Figure scripts:
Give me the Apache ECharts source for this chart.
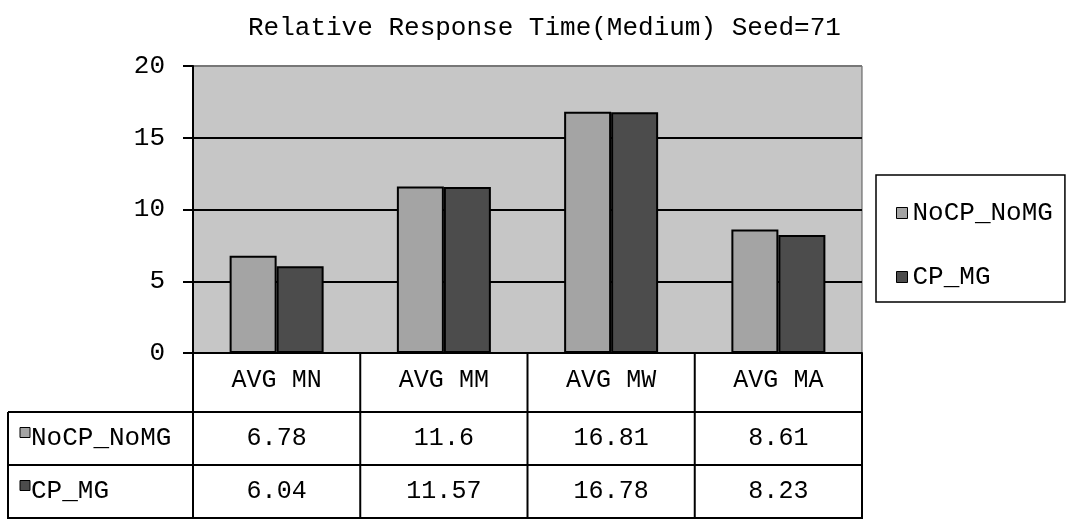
<!DOCTYPE html>
<html>
<head>
<meta charset="utf-8">
<script src="https://cdn.jsdelivr.net/npm/echarts@6/dist/echarts.min.js"></script>
<style>html,body{margin:0;padding:0;background:#fff}#c{width:1069px;height:519px}</style>
</head>
<body>
<div id="c"></div>
<script>
const titleText = 'Relative Response Time(Medium) Seed=71';
const categories = ['AVG MN', 'AVG MM', 'AVG MW', 'AVG MA'];
const seriesNames = ['NoCP_NoMG', 'CP_MG'];
const noCpNoMg = [6.78, 11.6, 16.81, 8.61];
const cpMg = [6.04, 11.57, 16.78, 8.23];
const yTicks = [0, 5, 10, 15, 20];
const seriesColors = ['#a4a4a4', '#4c4c4c'];

const FONT = 'Liberation Mono';
const chart = echarts.init(document.getElementById('c'), null, {renderer: 'canvas'});

const option = {
  animation: false,
  backgroundColor: '#fff',
  title: {
    text: titleText, left: 243, top: 10,
    textStyle: {fontFamily: FONT, fontSize: 26, fontWeight: 'normal', color: '#000'}
  },
  legend: {
    orient: 'vertical', left: 876, top: 175,
    data: seriesNames.map(s => ({name: s, icon: 'rect'})),
    itemWidth: 11, itemHeight: 11, itemGap: 38,
    padding: [25, 12, 12, 20],
    borderColor: '#000', borderWidth: 1.5,
    textStyle: {fontFamily: FONT, fontSize: 26, color: '#000'},
    itemStyle: {borderColor: '#000', borderWidth: 1}
  },
  grid: {
    left: 193, right: 207, top: 66, bottom: 166,
    show: true, backgroundColor: '#c6c6c6', borderColor: '#555', borderWidth: 1
  },
  xAxis: {
    type: 'category', data: categories,
    axisLine: {lineStyle: {color: '#000', width: 2}},
    axisTick: {show: false},
    axisLabel: {fontFamily: FONT, fontSize: 25, color: '#000', margin: 15}
  },
  yAxis: {
    type: 'value', min: yTicks[0], max: yTicks[yTicks.length - 1], interval: yTicks[1] - yTicks[0],
    axisLine: {show: true, lineStyle: {color: '#000', width: 2}},
    axisTick: {show: true, length: 10, lineStyle: {color: '#000', width: 2}},
    axisLabel: {fontFamily: FONT, fontSize: 26, color: '#000', margin: 28},
    splitLine: {show: true, lineStyle: {color: ['#000', '#000', '#000', '#000', '#777'], width: 2}}
  },
  series: [
    {name: seriesNames[0], type: 'bar', data: noCpNoMg, barWidth: 47, barGap: '0%',
     itemStyle: {color: seriesColors[0], borderColor: '#000', borderWidth: 2}},
    {name: seriesNames[1], type: 'bar', data: cpMg, barWidth: 47, barGap: '0%',
     itemStyle: {color: seriesColors[1], borderColor: '#000', borderWidth: 2}}
  ]
};
chart.setOption(option);

// Data table under the plot, columns aligned to the category axis
const n = categories.length;
const c0 = chart.convertToPixel({xAxisIndex: 0}, 0);
const c1 = chart.convertToPixel({xAxisIndex: 0}, 1);
const band = c1 - c0;
const xs = [];
for (let i = 0; i <= n; i++) xs.push(c0 - band / 2 + i * band);
const yZero = chart.convertToPixel({yAxisIndex: 0}, 0);
const tableLeft = 8;
const rowTops = [412, 465, 518];
const rows = [noCpNoMg, cpMg];
const g = [];
const ls = {stroke: '#000', lineWidth: 2};
xs.forEach(x => g.push({type: 'line', shape: {x1: x, y1: yZero, x2: x, y2: 519}, style: ls, z: 100}));
g.push({type: 'line', shape: {x1: tableLeft, y1: rowTops[0], x2: tableLeft, y2: 519}, style: ls, z: 100});
rowTops.forEach(y => g.push({type: 'line', shape: {x1: tableLeft, y1: y, x2: xs[n], y2: y}, style: ls, z: 100}));
rows.forEach((vals, r) => {
  const yc = (rowTops[r] + rowTops[r + 1]) / 2;
  g.push({type: 'rect', shape: {x: 20, y: yc - 11, width: 10, height: 10},
          style: {fill: seriesColors[r], stroke: '#000', lineWidth: 1}, z: 100});
  g.push({type: 'text', x: 31, y: yc, style: {text: seriesNames[r], font: '26px "' + FONT + '"',
          fill: '#000', align: 'left', verticalAlign: 'middle'}, z: 100});
  vals.forEach((v, i) => {
    g.push({type: 'text', x: (xs[i] + xs[i + 1]) / 2, y: yc,
            style: {text: String(v), font: '25px "' + FONT + '"', fill: '#000',
                    align: 'center', verticalAlign: 'middle'}, z: 100});
  });
});
chart.setOption({graphic: g});
</script>
</body>
</html>
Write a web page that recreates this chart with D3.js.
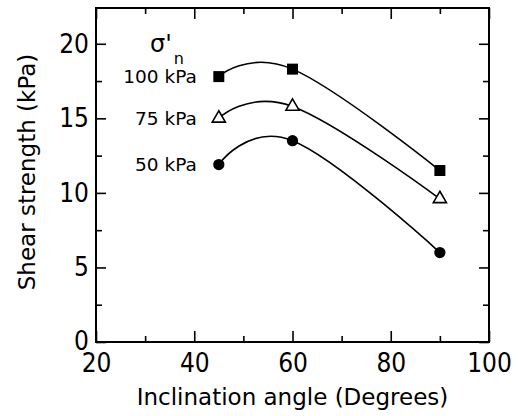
<!DOCTYPE html>
<html>
<head>
<meta charset="utf-8">
<script src="https://cdn.jsdelivr.net/npm/d3@7"></script>
<style>
  body { margin: 0; background: #fff; }
  text { font-family: "DejaVu Sans", Verdana, sans-serif; fill: #000; }
  .tick text { font-family: "DejaVu Sans Condensed", "DejaVu Sans", sans-serif; font-stretch: condensed; }
</style>
</head>
<body>
<div id="chart"></div>
<script>
// data
const angles = [45, 60, 90];
const series = [
  { name: "100 kPa", marker: "square",   values: [17.8, 18.3, 11.5] },
  { name: "75 kPa",  marker: "triangle", values: [15.0, 15.8, 9.6] },
  { name: "50 kPa",  marker: "circle",   values: [11.9, 13.5, 6.0] }
];
const xTicks = [20, 40, 60, 80, 100];
const yTicks = [0, 5, 10, 15, 20];

let W = 518, H = 416;
let margin = { top: 8, left: 96, right: 29, bottom: 74 },
  width = W - margin.left - margin.right,
  height = H - margin.top - margin.bottom;

let svg = d3.select('#chart')
  .append('svg')
  .attr('width', W)
  .attr('height', H);

let g = svg.append('g')
  .attr('transform', `translate(${margin.left},${margin.top})`);

const x = d3.scaleLinear().domain([20, 100]).range([0, width]);
const y = d3.scaleLinear().domain([0, 22.4]).range([height, 0]);

// minor ticks on all four sides (pointing inward)
const xMinor = d3.range(30, 100, 20);
const yMinor = d3.range(2.5, 22.4, 5);

function styleAxis(sel) {
  sel.select('.domain').remove();
  sel.selectAll('.tick line').attr('stroke', '#000').attr('stroke-width', 1.6);
}

g.append('g').attr('transform', `translate(0,${height})`)
  .call(d3.axisBottom(x).tickValues(xMinor).tickSize(-6).tickFormat(''))
  .call(styleAxis);
g.append('g')
  .call(d3.axisTop(x).tickValues(xMinor).tickSize(-6).tickFormat(''))
  .call(styleAxis);
g.append('g')
  .call(d3.axisLeft(y).tickValues(yMinor).tickSize(-6).tickFormat(''))
  .call(styleAxis);
g.append('g').attr('transform', `translate(${width},0)`)
  .call(d3.axisRight(y).tickValues(yMinor).tickSize(-6).tickFormat(''))
  .call(styleAxis);

// major ticks
g.append('g').attr('transform', `translate(0,${height})`)
  .call(d3.axisBottom(x).tickValues(xTicks).tickSize(-11).tickPadding(10).tickFormat(d3.format('d')))
  .call(styleAxis)
  .call(a => a.selectAll('.tick text').attr('y', 30).attr('dy', null).style('font-size', '26px'));
g.append('g')
  .call(d3.axisTop(x).tickValues(xTicks).tickSize(-11).tickFormat(''))
  .call(styleAxis);
g.append('g')
  .call(d3.axisLeft(y).tickValues(yTicks).tickSize(-10).tickFormat(d3.format('d')))
  .call(styleAxis)
  .call(a => a.selectAll('.tick text').attr('x', -7).style('font-size', '26px'))
  .call(a => a.selectAll('.tick').filter(d => d === 0).select('text').attr('dy', '0.3em'));
g.append('g').attr('transform', `translate(${width},0)`)
  .call(d3.axisRight(y).tickValues(yTicks).tickSize(-10).tickFormat(''))
  .call(styleAxis);

// frame
g.append('rect')
  .attr('width', width)
  .attr('height', height)
  .attr('fill', 'none')
  .attr('stroke', '#000')
  .attr('stroke-width', 2);

// curves
const line = d3.line()
  .x((d, i) => x(angles[i]))
  .y(d => y(d))
  .curve(d3.curveCardinal.tension(-0.2));

g.selectAll('.curve')
  .data(series)
  .join('path')
  .attr('class', 'curve')
  .attr('fill', 'none')
  .attr('stroke', '#000')
  .attr('stroke-width', 1.6)
  .attr('d', d => line(d.values));

// markers
const sym = {
  square: d3.symbol().type(d3.symbolSquare).size(121),
  triangle: d3.symbol().type(d3.symbolTriangle).size(75),
  circle: d3.symbol().type(d3.symbolCircle).size(100)
};

series.forEach(s => {
  g.selectAll(null)
    .data(s.values)
    .join('path')
    .attr('transform', (d, i) => `translate(${x(angles[i])},${y(d)})`)
    .attr('d', sym[s.marker]())
    .attr('fill', s.marker === 'triangle' ? '#fff' : '#000')
    .attr('stroke', '#000')
    .attr('stroke-width', s.marker === 'triangle' ? 1.6 : 0);

  // series label
  g.append('text')
    .attr('x', x(angles[0]) - 22)
    .attr('y', y(s.values[0]))
    .attr('dy', '0.36em')
    .attr('text-anchor', 'end')
    .style('font-size', '18.5px')
    .text(s.name);
});

// sigma'n heading
let sig = g.append('text')
  .attr('x', 150 - margin.left)
  .attr('y', 52 - margin.top)
  .style('font-size', '24px');
sig.append('tspan').text("σ'");
sig.append('tspan').attr('dy', 12).attr('dx', 2).style('font-size', '16px').text('n');

// axis titles
svg.append('text')
  .attr('x', margin.left + width / 2)
  .attr('y', 405)
  .attr('text-anchor', 'middle')
  .style('font-size', '23px')
  .text('Inclination angle (Degrees)');

svg.append('text')
  .attr('transform', 'translate(35,172) rotate(-90)')
  .attr('text-anchor', 'middle')
  .style('font-size', '23px')
  .text('Shear strength (kPa)');
</script>
</body>
</html>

WHAT YOU WILL DO: Look through the data above. Copy every line with the string "this" in it.

FULL OUTPUT:
Give me the Apache ECharts source for this chart.
Write a web page that recreates this chart with D3.js.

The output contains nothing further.